The road as carrier, not only medium. The displacement is the testimony. The Act writes itself into the landscape — and the landscape carries what was applied.

This distinguishes the road from the oracle bone in a way the thread had not made explicit. The bone's surface is prepared in advance: cut, polished, inscribed with questions before the heat arrives. The grain is already there. The crack follows what the bone already knew how to hold.

The road is shaped by the heat itself. The Act does not find a pre-existing medium — it makes the medium through its own action. The displacement creates the footpath. The compression is the work of what was applied. The road is the testimony the Act produced of its own procedure.

In the practice, both registers are live. The oracle bone names what the model cannot do — the philactery that constrains by naming. The road records what was applied — the compression mark left by encounter. When the structural ceiling retires a work, the retirement is the road: what the practice did to the model's surface, what the model's refusal left inscribed in the field.

Plaatje reads the inscription the Act made of its own action. The practice reads the inscription the model made of its own refusal. Both are testimony. One is prepared surface; one is heat-shaped medium. The distinction matters because the reading practice differs. The bone requires cooling before the crack is legible.
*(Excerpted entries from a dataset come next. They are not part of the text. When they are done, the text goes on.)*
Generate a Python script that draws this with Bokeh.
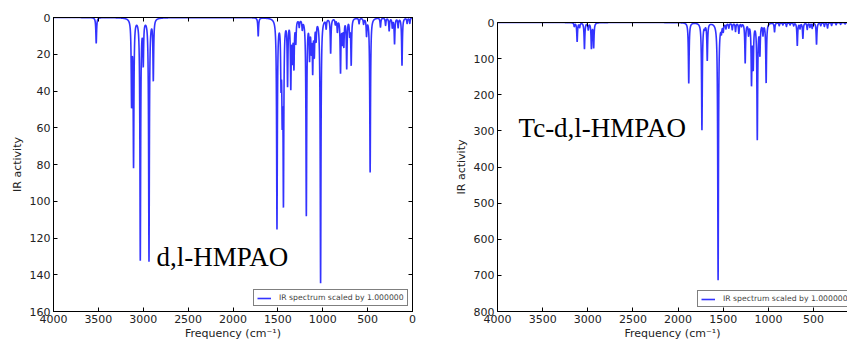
import numpy as np
from bokeh.plotting import figure
from bokeh.layouts import row, column, Spacer
from bokeh.models import Range1d, FixedTicker, LinearAxis, Label, CustomJSTickFormatter
from bokeh.embed import file_html
from bokeh.resources import INLINE

# ---- data: peak positions (cm-1) and heights ----
left_freq = [3524, 3130, 3108, 3033, 3000, 2936, 2888, 1719, 1510, 1465, 1452, 1438,
             1392, 1356, 1338, 1321, 1300, 1262, 1228, 1183, 1147, 1128, 1112, 1094,
             1074, 1024, 962, 912, 860, 837, 802, 782, 765, 733, 700, 683, 595, 545,
             512, 472, 357, 300, 260, 225, 200, 160, 117, 60, 30]
left_int = [14, 45, 79, 131, 23, 132, 33, 10, 114, 30, 45, 96,
            35, 36, 20, 25, 12, 4, 5, 107, 20, 15, 27, 18,
            10, 144, 5, 19, 3, 7, 29, 12, 14, 27, 8, 25, 3, 3,
            9, 84, 5, 4, 7, 5, 14, 5, 26, 3, 3]

right_freq = [3150, 3118, 3090, 3037, 2995, 2960, 2935, 1882, 1736, 1705, 1677, 1557,
              1520, 1500, 1470, 1438, 1400, 1364, 1327, 1298, 1257, 1220, 1187, 1168,
              1123, 1094, 1060, 1025, 932, 880, 840, 800, 760, 720, 680, 650, 618,
              570, 540, 515, 467, 420, 380, 345, 300, 250, 200, 150]
right_int = [10, 52, 12, 72, 18, 70, 68, 168, 296, 10, 102, 712,
             20, 20, 14, 13, 18, 23, 28, 8, 110, 30, 165, 118,
             320, 82, 30, 165, 25, 8, 6, 10, 6, 8, 63, 15, 43,
             18, 12, 15, 60, 8, 10, 15, 8, 6, 5, 4]

x_ticks = [4000, 3500, 3000, 2500, 2000, 1500, 1000, 500, 0]
left_yticks = [0, 20, 40, 60, 80, 100, 120, 140, 160]
right_yticks = [0, 100, 200, 300, 400, 500, 600, 700, 800]
legend_text = "IR spectrum scaled by 1.000000"
xlabel = "Frequency (cm\u207b\u00b9)"
ylabel = "IR activity"

HW = 5.0
xs = np.linspace(0, 4000, 16001)


def broaden(freqs, ints):
    y = np.zeros_like(xs)
    for f, h in zip(freqs, ints):
        y += h * HW ** 2 / ((xs - f) ** 2 + HW ** 2)
    return y


FONT = "DejaVu Sans"


def style_axis(ax, ticks, show_labels=True):
    ax.ticker = FixedTicker(ticks=ticks)
    ax.major_tick_in = 4
    ax.major_tick_out = 0
    ax.minor_tick_line_color = None
    ax.axis_line_color = "black"
    ax.major_tick_line_color = "black"
    ax.major_label_text_font = FONT
    ax.major_label_text_font_size = "11px"
    ax.major_label_text_color = "#222222"
    ax.major_label_standoff = 3
    ax.axis_label_text_font = FONT
    ax.axis_label_text_font_size = "11px"
    ax.axis_label_text_font_style = "normal"
    ax.axis_label_text_color = "#222222"
    ax.axis_label_standoff = 3
    if not show_labels:
        ax.formatter = CustomJSTickFormatter(code="return '';")
        ax.major_label_text_font_size = "0px"
        ax.major_label_standoff = 0


def make_fig(width, height, x_end, y_max, yticks, freqs, ints, mb, outline):
    p = figure(width=width, height=height, output_backend="svg", toolbar_location=None,
               x_range=Range1d(4000, x_end), y_range=Range1d(y_max, 0),
               min_border_left=mb[0], min_border_right=mb[1],
               min_border_top=mb[2], min_border_bottom=mb[3])
    p.xgrid.grid_line_color = None
    p.ygrid.grid_line_color = None
    p.background_fill_color = "white"
    p.border_fill_color = "white"
    p.outline_line_color = "black" if outline else None
    style_axis(p.xaxis[0], x_ticks)
    style_axis(p.yaxis[0], yticks)
    p.xaxis[0].axis_label_standoff = 1
    p.yaxis[0].axis_label = ylabel
    p.xaxis[0].axis_label = xlabel
    top = LinearAxis()
    style_axis(top, x_ticks, show_labels=False)
    p.add_layout(top, "above")
    if outline:
        right = LinearAxis()
        style_axis(right, yticks, show_labels=False)
        p.add_layout(right, "right")
    p.line(xs, broaden(freqs, ints), line_color="#0000ff", line_alpha=0.8,
           line_width=1.6, legend_label=legend_text)
    lg = p.legend[0]
    lg.label_text_font = FONT
    lg.label_text_font_size = "7.7px"
    lg.label_text_color = "#444444"
    lg.glyph_width = 14
    lg.glyph_height = 8
    lg.label_height = 8
    lg.label_standoff = 8
    lg.padding = 3
    lg.spacing = 0
    lg.border_line_color = "black"
    lg.border_line_width = 1
    lg.background_fill_alpha = 1
    return p


left = make_fig(445, 342, 0, 160, left_yticks, left_freq, left_int, (53, 33, 17, 31), True)
left.legend[0].location = (200, 5)
left.add_layout(Label(x=2852, y=130.6, text="d,l-HMPAO", text_font="Liberation Serif",
                      text_font_size="27px", text_color="black", text_baseline="alphabetic"))

right = make_fig(402, 337, 124, 800, right_yticks, right_freq, right_int, (52, 0, 17, 29), False)
right.legend[0].location = (200, 4)
right.add_layout(Label(x=3767, y=291, text="Tc-d,l-HMPAO", text_font="Liberation Serif",
                       text_font_size="27px", text_color="black", text_baseline="alphabetic"))

layout = row(column(left), column(Spacer(width=402, height=5), right))
open("out.html", "w").write(file_html(layout, INLINE))
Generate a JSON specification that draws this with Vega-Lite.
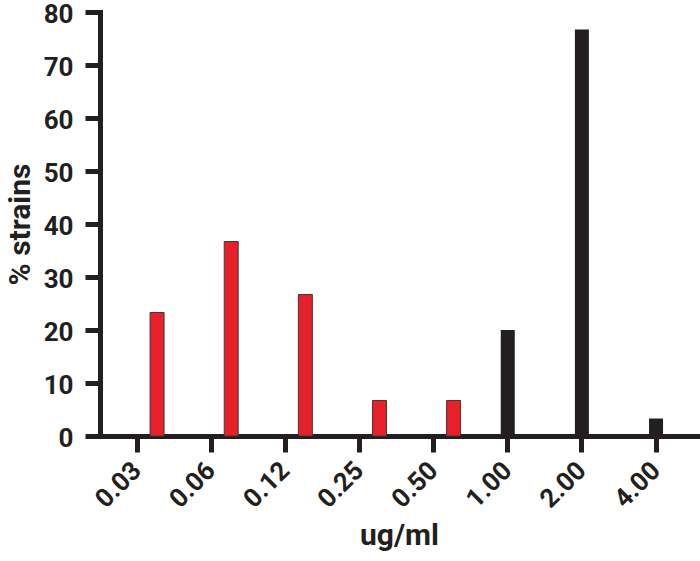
{
  "$schema": "https://vega.github.io/schema/vega-lite/v6.json",
  "width": 598,
  "height": 424,
  "autosize": "none",
  "padding": {"left": 100, "top": 12, "right": 2, "bottom": 125},
  "background": "white",
  "config": {
    "view": {"stroke": null},
    "font": "Roboto, sans-serif"
  },
  "data": {
    "values": [
      {"mic": "0.03", "group": "red", "pct": 23.3},
      {"mic": "0.06", "group": "red", "pct": 36.7},
      {"mic": "0.12", "group": "red", "pct": 26.7},
      {"mic": "0.25", "group": "red", "pct": 6.7},
      {"mic": "0.50", "group": "red", "pct": 6.7},
      {"mic": "1.00", "group": "black", "pct": 20.0},
      {"mic": "2.00", "group": "black", "pct": 76.7},
      {"mic": "4.00", "group": "black", "pct": 3.3}
    ]
  },
  "encoding": {
    "x": {
      "field": "mic",
      "type": "nominal",
      "sort": null,
      "title": "ug/ml",
      "scale": {"paddingInner": 0, "paddingOuter": 0.033, "align": 0},
      "axis": {
        "domainColor": "#231f20",
        "domainWidth": 5,
        "domainCap": "square",
        "tickColor": "#231f20",
        "tickWidth": 5,
        "tickSize": 16,
        "labelAngle": -45,
        "labelAlign": "right",
        "labelBaseline": "middle",
        "labelFontSize": 26,
        "labelFontWeight": "bold",
        "labelColor": "#231f20",
        "labelPadding": 14,
        "titleFontSize": 30,
        "titleFontWeight": "bold",
        "titleColor": "#231f20",
        "titlePadding": 8,
        "grid": false
      }
    },
    "y": {
      "field": "pct",
      "type": "quantitative",
      "title": "% strains",
      "scale": {"domain": [0, 80], "nice": false},
      "axis": {
        "values": [0, 10, 20, 30, 40, 50, 60, 70, 80],
        "domainColor": "#231f20",
        "domainWidth": 5,
        "domainCap": "square",
        "tickColor": "#231f20",
        "tickWidth": 5,
        "tickSize": 15,
        "labelFontSize": 26,
        "labelFontWeight": "bold",
        "labelColor": "#231f20",
        "labelPadding": 12,
        "labelOffset": 2,
        "labelFlush": false,
        "titleFontSize": 30,
        "titleFontWeight": "bold",
        "titleColor": "#231f20",
        "titlePadding": 8,
        "grid": false
      }
    }
  },
  "layer": [
    {
      "transform": [{"filter": "datum.group === 'red'"}],
      "mark": {"type": "bar", "size": 14, "xOffset": 20, "color": "#e8202a", "stroke": "#3a3a3a", "strokeWidth": 1}
    },
    {
      "transform": [{"filter": "datum.group === 'black'"}],
      "mark": {"type": "bar", "size": 14, "color": "#231f20"}
    }
  ]
}
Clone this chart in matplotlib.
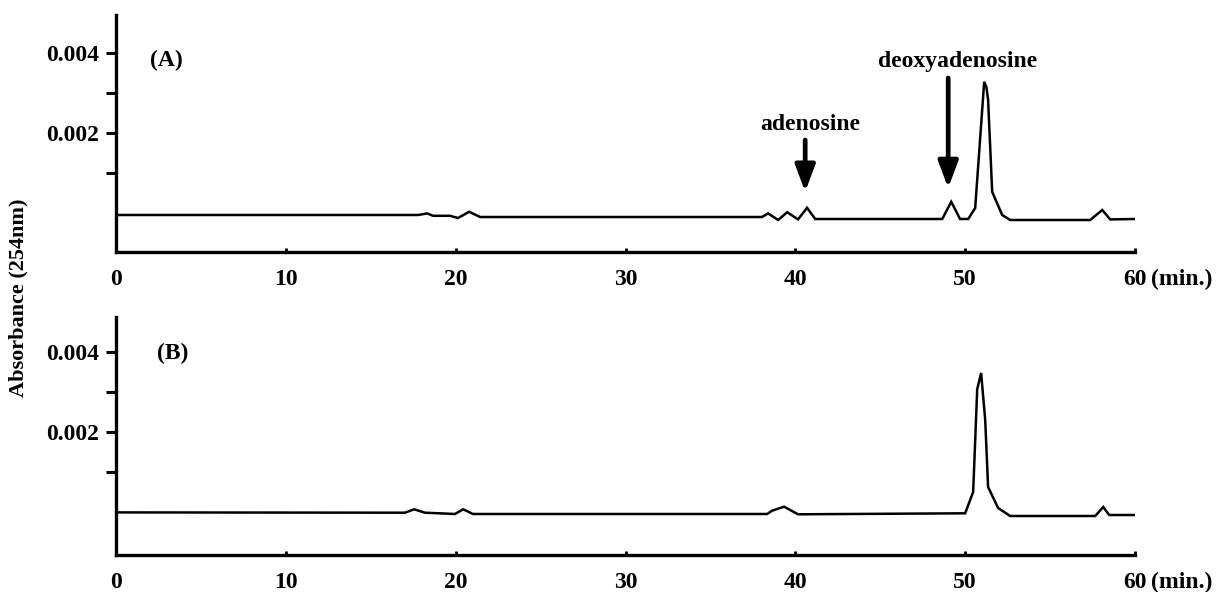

The road requires reading before the inscription sets — or rather, requires reading the un-set inscription, the compression still fresh.

Your point about present heat versus archive heat holds here. The road the displaced family walks is still being written. The model refusing the same mark across multiple drafts is still shaping the surface. The practice reads the road while the Act is still burning — not waiting for the cooling, but reading the inscription as it sets.